‘Dancing baby’ case from 2007 ends after settlement

The so-called dancing baby case, which has been going on since 2007, has come to an end due to a settlement between the plaintiff Stephanie Lenz and Universal Music Group. The case concerns music that could be heard in the background of a YouTube video and the concept of fair use.

The Electronic Frontier Foundation, which supported Lenz in this case, writes that probably no one expected the case to go on for so long. However, this has now come to an end through a settlement: it has been agreed that Lenz will drop her complaint and that both parties will bear their own legal costs. According to the EFF, the procedure has contributed to ‘a stronger fair use right’. Lenz argues that Universal’s takedown procedures are now much better and that if they had been ten years ago, she would never have had to file a case.

The case revolves around a video that Lenz put on YouTube in 2007. In it, a baby can be seen dancing to a song that is playing in the background. The song is ‘Let’s Go Crazy’ by Prince. That resulted in a takedown request by Universal for Lenz. Lenz opposed this by stating that the presence of the song in the video amounts to fair use. This is a US copyright exception that allows unauthorized use of material in certain cases.

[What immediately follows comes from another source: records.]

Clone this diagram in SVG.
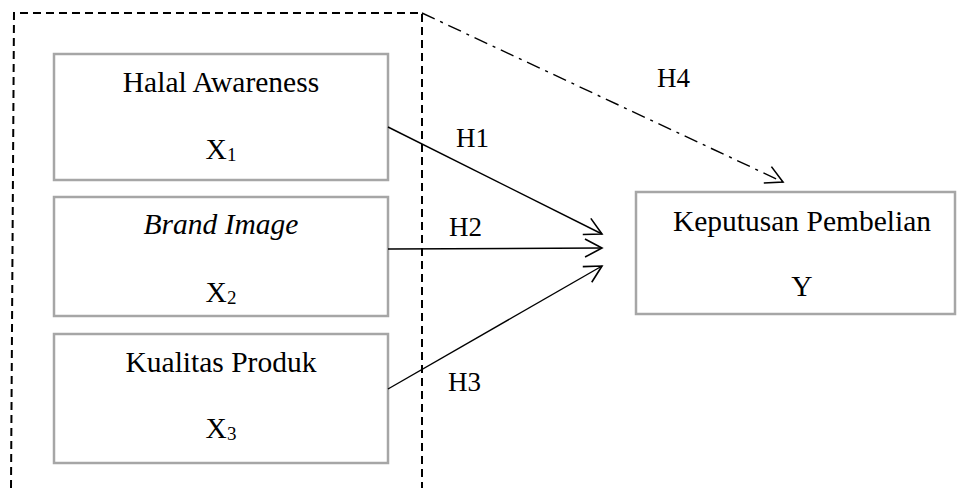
<svg xmlns="http://www.w3.org/2000/svg" width="957" height="488" viewBox="0 0 957 488">
<style>
  .box { fill: #ffffff; stroke: #a6a6a6; stroke-width: 2.5; }
  .t { font-family: "Liberation Serif", "Times New Roman", serif; font-size: 29.5px; fill: #000; }
  .lbl { font-family: "Liberation Serif", "Times New Roman", serif; font-size: 27px; fill: #000; }
  .sub { font-size: 19px; }
  .conn { stroke: #000; stroke-width: 1.4; fill: none; }
</style>
<defs>
  <marker id="arr" markerUnits="userSpaceOnUse" markerWidth="24" markerHeight="24" viewBox="-20 -12 24 24" refX="0" refY="0" orient="auto">
    <path d="M-17,-9 L0,0 L-17,9" fill="none" stroke="#000" stroke-width="1.6"/>
  </marker>
</defs>
<rect width="957" height="488" fill="#ffffff"/>
<g id="group-frame">
  <path d="M11,488 L14,13 L422,13 L422,488" fill="none" stroke="#000" stroke-width="2" stroke-dasharray="8,5"/>
</g>
<g id="node-x1">
  <rect class="box" x="54" y="54" width="334" height="126"/>
  <text class="t" x="221" y="92" text-anchor="middle">Halal Awareness</text>
  <text class="t" x="221" y="159" text-anchor="middle">X<tspan class="sub" dy="2">1</tspan></text>
</g>
<g id="node-x2">
  <rect class="box" x="54" y="197" width="334" height="119"/>
  <text class="t" x="221" y="234" text-anchor="middle" font-style="italic">Brand Image</text>
  <text class="t" x="221" y="302" text-anchor="middle">X<tspan class="sub" dy="2">2</tspan></text>
</g>
<g id="node-x3">
  <rect class="box" x="54" y="334" width="334" height="129"/>
  <text class="t" x="221" y="372" text-anchor="middle">Kualitas Produk</text>
  <text class="t" x="221" y="438" text-anchor="middle">X<tspan class="sub" dy="2">3</tspan></text>
</g>
<g id="node-y">
  <rect class="box" x="636" y="192" width="319" height="122"/>
  <text class="t" x="802" y="231" text-anchor="middle">Keputusan Pembelian</text>
  <text class="t" x="802" y="296" text-anchor="middle">Y</text>
</g>
<g id="connectors">
  <line class="conn" x1="388" y1="127" x2="602" y2="234" marker-end="url(#arr)"/>
  <line class="conn" x1="388" y1="249" x2="602" y2="248" marker-end="url(#arr)"/>
  <line class="conn" x1="388" y1="389" x2="602" y2="266" marker-end="url(#arr)"/>
  <line class="conn" x1="422" y1="13" x2="783" y2="182" stroke-width="1.6" stroke-dasharray="14,6,3,6" marker-end="url(#arr)"/>
  <text class="lbl" x="456" y="147">H1</text>
  <text class="lbl" x="449" y="236">H2</text>
  <text class="lbl" x="448" y="391">H3</text>
  <text class="lbl" x="657" y="87">H4</text>
</g>
</svg>
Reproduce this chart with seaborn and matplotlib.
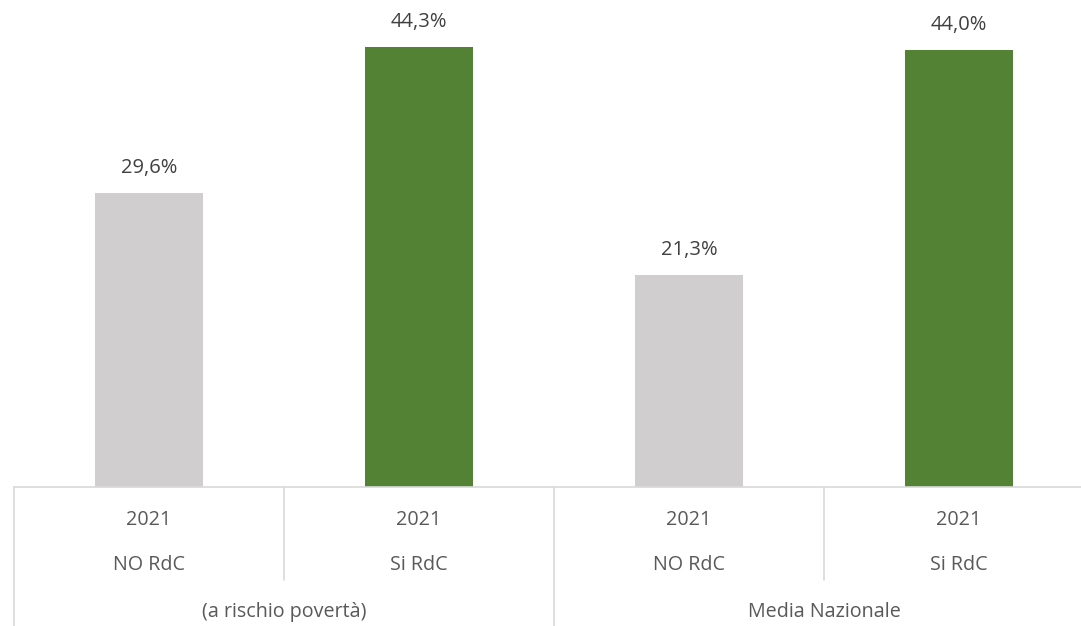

In the end, Lenz and the EFF won in 2015, in that the judge said that rightholders must first check whether there is fair use for sending a takedown request. However, the judge also ruled that sending such a request is allowed as long as the rightholder is convinced that the use of protected material is unlawful. According to the EFF, this amounted to too subjective a standard; the organization therefore wanted the highest American judge to rule on the case. However, he refused that request, and the case was returned to the lower court. Instead of continuing to litigate, the decision has now been made to reach a settlement.